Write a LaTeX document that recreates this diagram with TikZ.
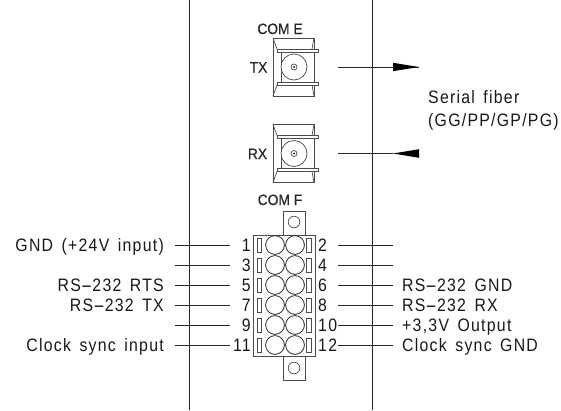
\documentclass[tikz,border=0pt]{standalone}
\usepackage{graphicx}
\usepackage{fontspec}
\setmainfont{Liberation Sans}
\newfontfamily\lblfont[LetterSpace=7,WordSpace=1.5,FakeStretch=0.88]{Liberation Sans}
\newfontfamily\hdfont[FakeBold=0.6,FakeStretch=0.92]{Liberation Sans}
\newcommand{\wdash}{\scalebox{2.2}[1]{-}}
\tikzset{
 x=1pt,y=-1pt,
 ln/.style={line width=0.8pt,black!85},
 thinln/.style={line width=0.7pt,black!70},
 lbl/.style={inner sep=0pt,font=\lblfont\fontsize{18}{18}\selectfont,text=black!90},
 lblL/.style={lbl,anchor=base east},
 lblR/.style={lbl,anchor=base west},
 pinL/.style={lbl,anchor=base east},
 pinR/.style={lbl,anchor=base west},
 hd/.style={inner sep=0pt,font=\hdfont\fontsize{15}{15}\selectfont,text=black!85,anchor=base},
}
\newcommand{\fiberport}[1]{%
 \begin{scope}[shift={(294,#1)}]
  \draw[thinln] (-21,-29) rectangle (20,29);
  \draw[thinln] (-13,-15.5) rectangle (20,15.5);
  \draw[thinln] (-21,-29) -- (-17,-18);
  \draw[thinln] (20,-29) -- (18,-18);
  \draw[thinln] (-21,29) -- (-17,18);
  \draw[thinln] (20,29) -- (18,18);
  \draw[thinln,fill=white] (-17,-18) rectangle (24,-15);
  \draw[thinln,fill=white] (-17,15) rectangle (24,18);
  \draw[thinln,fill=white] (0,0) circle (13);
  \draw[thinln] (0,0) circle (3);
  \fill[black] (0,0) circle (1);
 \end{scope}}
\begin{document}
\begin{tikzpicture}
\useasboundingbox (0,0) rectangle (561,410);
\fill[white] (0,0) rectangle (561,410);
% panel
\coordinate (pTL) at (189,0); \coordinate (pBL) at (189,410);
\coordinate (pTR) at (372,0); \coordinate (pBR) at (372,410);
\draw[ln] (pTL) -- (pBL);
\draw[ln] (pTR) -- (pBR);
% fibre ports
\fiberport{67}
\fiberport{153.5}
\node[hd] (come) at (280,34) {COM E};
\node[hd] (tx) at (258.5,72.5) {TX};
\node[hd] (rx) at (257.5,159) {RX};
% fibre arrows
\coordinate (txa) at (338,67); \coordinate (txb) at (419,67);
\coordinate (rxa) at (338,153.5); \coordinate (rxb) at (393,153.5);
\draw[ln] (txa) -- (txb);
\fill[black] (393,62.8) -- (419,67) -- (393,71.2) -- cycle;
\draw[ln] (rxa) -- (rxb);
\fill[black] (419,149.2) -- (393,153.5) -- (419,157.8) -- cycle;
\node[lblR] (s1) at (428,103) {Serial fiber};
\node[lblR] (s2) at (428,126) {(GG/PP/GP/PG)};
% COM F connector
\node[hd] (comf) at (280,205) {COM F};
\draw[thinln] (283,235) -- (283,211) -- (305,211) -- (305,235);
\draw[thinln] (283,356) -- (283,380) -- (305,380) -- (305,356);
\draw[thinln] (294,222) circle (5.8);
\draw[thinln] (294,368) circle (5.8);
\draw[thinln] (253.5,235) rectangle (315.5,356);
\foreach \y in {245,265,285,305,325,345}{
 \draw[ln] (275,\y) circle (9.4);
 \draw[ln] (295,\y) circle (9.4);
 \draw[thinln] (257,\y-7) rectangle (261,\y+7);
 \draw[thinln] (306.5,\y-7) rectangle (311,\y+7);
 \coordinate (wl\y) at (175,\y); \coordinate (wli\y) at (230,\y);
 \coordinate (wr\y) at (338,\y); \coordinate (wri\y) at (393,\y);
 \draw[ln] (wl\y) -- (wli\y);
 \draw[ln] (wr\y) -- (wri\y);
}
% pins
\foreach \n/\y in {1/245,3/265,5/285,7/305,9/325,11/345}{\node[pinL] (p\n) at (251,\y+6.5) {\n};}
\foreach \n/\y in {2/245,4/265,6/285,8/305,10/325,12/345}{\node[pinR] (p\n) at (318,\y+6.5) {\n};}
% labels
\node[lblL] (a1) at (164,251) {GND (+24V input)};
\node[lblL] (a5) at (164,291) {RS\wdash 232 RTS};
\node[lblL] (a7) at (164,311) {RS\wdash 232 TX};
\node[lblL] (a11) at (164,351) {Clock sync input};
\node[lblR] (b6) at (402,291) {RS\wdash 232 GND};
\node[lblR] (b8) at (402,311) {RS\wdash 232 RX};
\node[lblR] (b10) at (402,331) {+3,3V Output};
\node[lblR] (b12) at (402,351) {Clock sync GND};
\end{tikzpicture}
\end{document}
.....
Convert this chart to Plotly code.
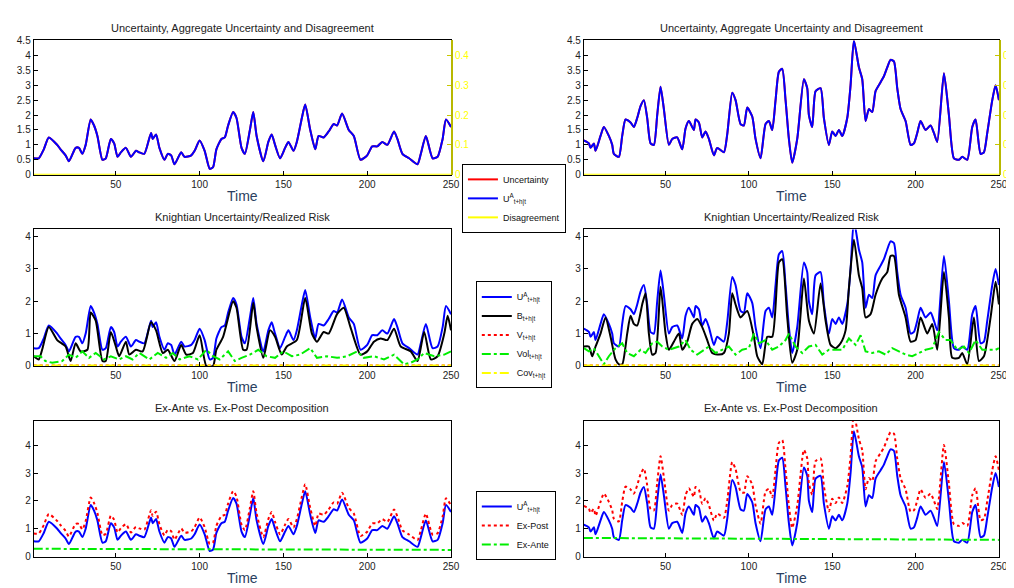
.....
> **Written task**
Find how many lines in the listing hold "this", and reply with that number only.

> **Answer to the task**
2